Conclusion and Next Steps
Moving from a manual, heuristic-driven audit process to a layered machine learning pipeline on Databricks allowed the system to scale fraud detection across massive, high-dimensional claims data. Weighted-loss training, dense behavioral embeddings, and an ensemble-driven champion voting matrix worked together to intercept non-compliant and fraudulent claims before payout.
The roadmap ahead focuses on two initiatives to stay ahead of evolving fraud tactics.
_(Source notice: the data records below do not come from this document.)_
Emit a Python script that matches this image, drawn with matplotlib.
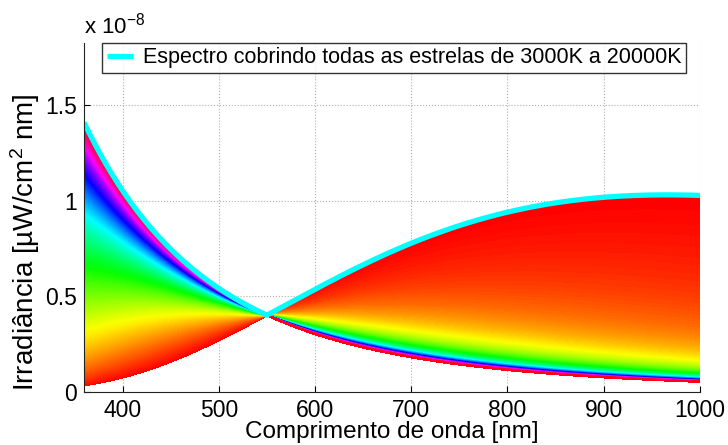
import numpy as np
import matplotlib
matplotlib.use("Agg")
import matplotlib.pyplot as plt
from matplotlib.collections import LineCollection

plt.rcParams['font.family'] = ['Liberation Sans', 'DejaVu Sans']
plt.rcParams['mathtext.fontset'] = 'custom'
plt.rcParams['mathtext.rm'] = 'Liberation Sans'
plt.rcParams['mathtext.it'] = 'Liberation Sans:italic'

# star temperatures (K) and wavelength grid (nm)
temperatures = np.arange(3000, 20001, 10)
wavelengths = np.arange(360, 1001, 2)
# all curves are scaled to meet at this point (value in units of 1e-8)
ref_wavelength = 550
ref_value = 0.4

xticks = [400, 500, 600, 700, 800, 900, 1000]
yticks = [0, 0.5, 1, 1.5]
ytick_labels = ['0', '0.5', '1', '1.5']

legend_label = 'Espectro cobrindo todas as estrelas de 3000K a 20000K'
xlabel = 'Comprimento de onda [nm]'
ylabel = 'Irradiância [µW/cm$^{2}$ nm]'

C2 = 1.4388e7  # hc/k in nm*K


def planck(lam, T):
    return lam ** -5.0 / np.expm1(C2 / (lam * T))


curves = []
for T in temperatures:
    b = planck(wavelengths, T) / planck(ref_wavelength, T) * ref_value
    curves.append(b)
curves = np.array(curves)
envelope = curves.max(axis=0)

fig = plt.figure(figsize=(7.28, 4.45), dpi=100)
ax = fig.add_axes([0.1154, 0.1200, 0.8461, 0.7834])

segs = [np.column_stack([wavelengths, c]) for c in curves]
colors = plt.cm.hsv(np.linspace(0, 1, len(curves)))
lc = LineCollection(segs, colors=colors, linewidths=1.0, antialiaseds=False)
ax.add_collection(lc)

ax.plot(wavelengths, envelope, color='#00ffff', linewidth=3.8, solid_capstyle='butt',
        label=legend_label)

ax.set_xlim(360, 1000)
ax.set_ylim(0, 1.825)
ax.set_xticks(xticks)
ax.set_yticks(yticks)
ax.set_yticklabels(ytick_labels)
ax.tick_params(direction='in', length=4, width=0.8, labelsize=16.5, pad=5)
ax.grid(True, linestyle=':', color='#b0b0b0', linewidth=0.8)
ax.set_axisbelow(True)
for s in ['top', 'right']:
    ax.spines[s].set_visible(False)
for s in ['left', 'bottom']:
    ax.spines[s].set_linewidth(0.8)
    ax.spines[s].set_color('#222222')

ax.set_xlabel(xlabel, fontsize=17.5)
ax.xaxis.set_label_coords(0.5, -0.084)
ax.set_ylabel(ylabel, fontsize=20)
ax.yaxis.set_label_coords(-0.068, 0.43)

fig.text(0.1154, 0.925, 'x 10$^{-8}$', fontsize=16, ha='left', va='baseline')

leg = ax.legend(loc='upper left', bbox_to_anchor=(0.03, 1.0), fontsize=15.5,
                frameon=True, fancybox=False, handlelength=1.2, borderpad=0.2,
                handletextpad=0.5, borderaxespad=0.0)
leg.get_frame().set_edgecolor('black')
leg.get_frame().set_linewidth(1.0)

fig.savefig('out.png', dpi=100)
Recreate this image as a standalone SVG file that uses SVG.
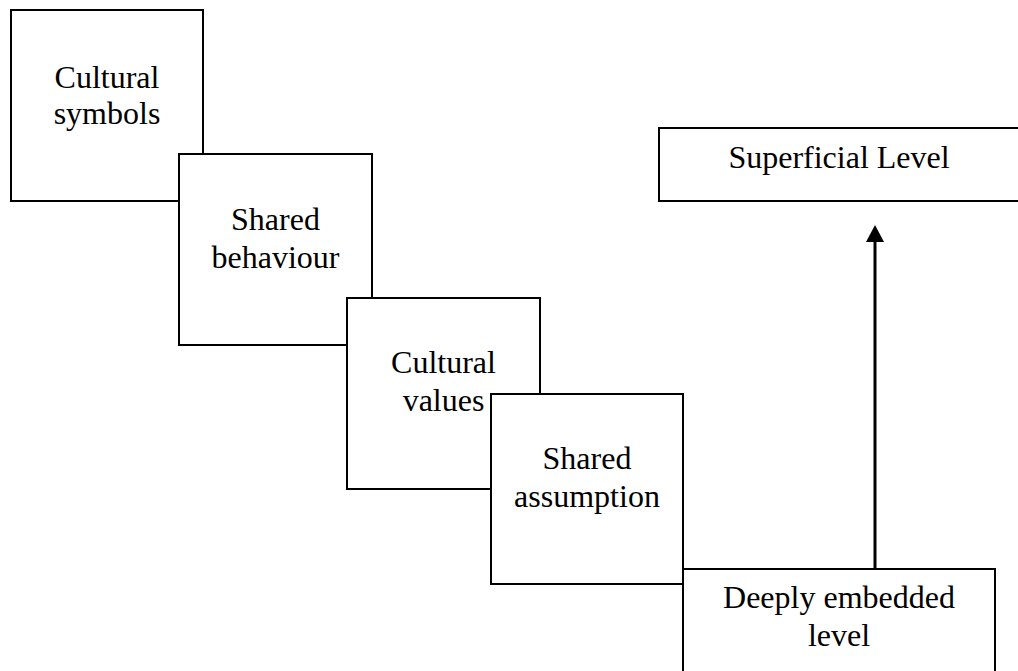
<svg xmlns="http://www.w3.org/2000/svg" width="1018" height="671" viewBox="0 0 1018 671">
  <style>
    .box { fill: #ffffff; stroke: #000000; stroke-width: 2; }
    .lbl { font-family: "Liberation Serif", "Times New Roman", serif; font-size: 32px; fill: #000000; text-anchor: middle; }
    .link { stroke: #000000; stroke-width: 3; fill: none; }
  </style>
  <defs>
    <marker id="arrowhead" markerUnits="userSpaceOnUse" markerWidth="18" markerHeight="18" refX="0" refY="9" orient="auto">
      <path d="M0,0 L17,9 L0,18 Z" fill="#000000"/>
    </marker>
  </defs>
  <rect width="1018" height="671" fill="#ffffff"/>

  <g id="cultural-symbols">
    <rect class="box" x="11" y="10" width="192" height="191"/>
    <text class="lbl" x="107" y="88">Cultural</text>
    <text class="lbl" x="107" y="124">symbols</text>
  </g>

  <g id="shared-behaviour">
    <rect class="box" x="179" y="154" width="193" height="191"/>
    <text class="lbl" x="275.5" y="230">Shared</text>
    <text class="lbl" x="275.5" y="268">behaviour</text>
  </g>

  <g id="cultural-values">
    <rect class="box" x="347" y="298" width="193" height="191"/>
    <text class="lbl" x="443.5" y="373">Cultural</text>
    <text class="lbl" x="443.5" y="411">values</text>
  </g>

  <g id="shared-assumption">
    <rect class="box" x="491" y="394" width="192" height="190"/>
    <text class="lbl" x="587" y="469">Shared</text>
    <text class="lbl" x="587" y="507">assumption</text>
  </g>

  <g id="deeply-embedded-level">
    <rect class="box" x="683" y="569" width="312" height="140"/>
    <text class="lbl" x="839" y="608">Deeply embedded</text>
    <text class="lbl" x="839" y="646">level</text>
  </g>

  <g id="superficial-level">
    <rect class="box" x="659" y="128" width="370" height="73"/>
    <text class="lbl" x="839" y="168">Superficial Level</text>
  </g>

  <g id="connectors">
    <line class="link" x1="875" y1="569" x2="875" y2="242" marker-end="url(#arrowhead)"/>
  </g>
</svg>
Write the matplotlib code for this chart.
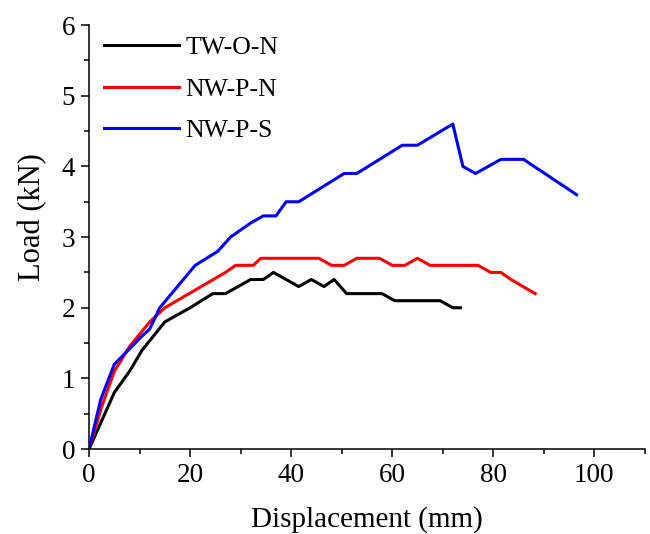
import numpy as np
import matplotlib
matplotlib.use("Agg")
import matplotlib.pyplot as plt
from matplotlib.ticker import MultipleLocator

# load-displacement curves
tw_o_n_x = [0, 2.5, 5, 8, 10.5, 15, 20, 24.5, 27, 32, 34.5, 36.5, 41.5, 44, 46.5, 48.5, 51, 58, 60.5, 69.5, 72, 73.5]
tw_o_n_y = [0, 0.4, 0.8, 1.1, 1.4, 1.8, 2.0, 2.2, 2.2, 2.4, 2.4, 2.5, 2.3, 2.4, 2.3, 2.4, 2.2, 2.2, 2.1, 2.1, 2.0, 2.0]

nw_p_n_x = [0, 2.5, 5, 8, 12, 15, 27, 29, 32.5, 34, 45.5, 48, 50.5, 53, 57.5, 60, 62.5, 65, 67.5, 77, 79.5, 81.5, 83.5, 88.3]
nw_p_n_y = [0, 0.6, 1.1, 1.45, 1.8, 2.0, 2.5, 2.6, 2.6, 2.7, 2.7, 2.6, 2.6, 2.7, 2.7, 2.6, 2.6, 2.7, 2.6, 2.6, 2.5, 2.5, 2.4, 2.2]

nw_p_s_x = [0, 2.3, 5, 10.5, 12, 14, 21, 25.5, 28, 32, 34.5, 37, 39, 41.5, 50.5, 53, 62, 65, 72, 74, 76.5, 81.5, 86, 96.5]
nw_p_s_y = [0, 0.7, 1.2, 1.6, 1.7, 2.0, 2.6, 2.8, 3.0, 3.2, 3.3, 3.3, 3.5, 3.5, 3.9, 3.9, 4.3, 4.3, 4.6, 4.0, 3.9, 4.1, 4.1, 3.6]

plt.rcParams['font.family'] = ['Liberation Serif', 'DejaVu Serif']
plt.rcParams['font.size'] = 19.5

fig = plt.figure(figsize=(6.5, 5.34), dpi=100)
ax = fig.add_axes([0.137, 0.159, 0.855, 0.794])

ax.plot(tw_o_n_x, tw_o_n_y, color='black', lw=2.2, label='TW-O-N')
ax.plot(nw_p_n_x, nw_p_n_y, color='red', lw=2.2, label='NW-P-N')
ax.plot(nw_p_s_x, nw_p_s_y, color='blue', lw=2.2, label='NW-P-S')

ax.set_xlim(0, 110)
ax.set_ylim(0, 6)
ax.xaxis.set_major_locator(MultipleLocator(20))
ax.xaxis.set_minor_locator(MultipleLocator(10))
ax.yaxis.set_major_locator(MultipleLocator(1))
ax.yaxis.set_minor_locator(MultipleLocator(0.5))
ax.tick_params(which='major', direction='out', length=6, width=1.1, pad=4)
ax.tick_params(which='minor', direction='out', length=3.5, width=1.1)
for s in ['top', 'right']:
    ax.spines[s].set_visible(False)
for s in ['left', 'bottom']:
    ax.spines[s].set_linewidth(1.1)

ax.set_xlabel('Displacement (mm)', fontsize=21, labelpad=13)
ax.set_ylabel('Load (kN)', fontsize=22)
ax.yaxis.set_label_coords(-0.076, 0.547)

ax.legend(loc='upper left', frameon=False, fontsize=18.5, handlelength=2.9,
          handletextpad=0.25, labelspacing=0.72, borderaxespad=0.2,
          bbox_to_anchor=(0.0, 1.01))

fig.savefig('out.png', dpi=100)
Plain-English Explanations via Generative AI
Even a highly precise model still requires an auditor to verify why a claim was flagged. To close that gap, LLMs are being deployed to convert raw feature values and SHAP outputs into concise, investigator-ready summaries. For example:
This claim was flagged as high priority because Provider X billed an unusually high volume of billable codes within a single day, combined with an uncharacteristic spike in upcoding for procedure code 99214 relative to their local peer group.
This gives investigators immediate context, removing the need to interpret raw model output manually.
Stronger Vector Spaces via Contrastive Learning and Attention
Two architectural upgrades are planned to catch more complex, interconnected fraud patterns:
- Self-supervised contrastive learning: Grouping normal billing patterns together while pushing anomalies apart in the embedding space, sharpening separation between fraud and non-fraud even under extreme class imbalance, where labeled fraud examples are scarce.
- Attention-based deep learning: Adding transformer-style attention layers to model dependencies across claim lines and patient timelines, enabling detection of fragmented fraud schemes spread across multiple providers: patterns standard tabular models tend to miss.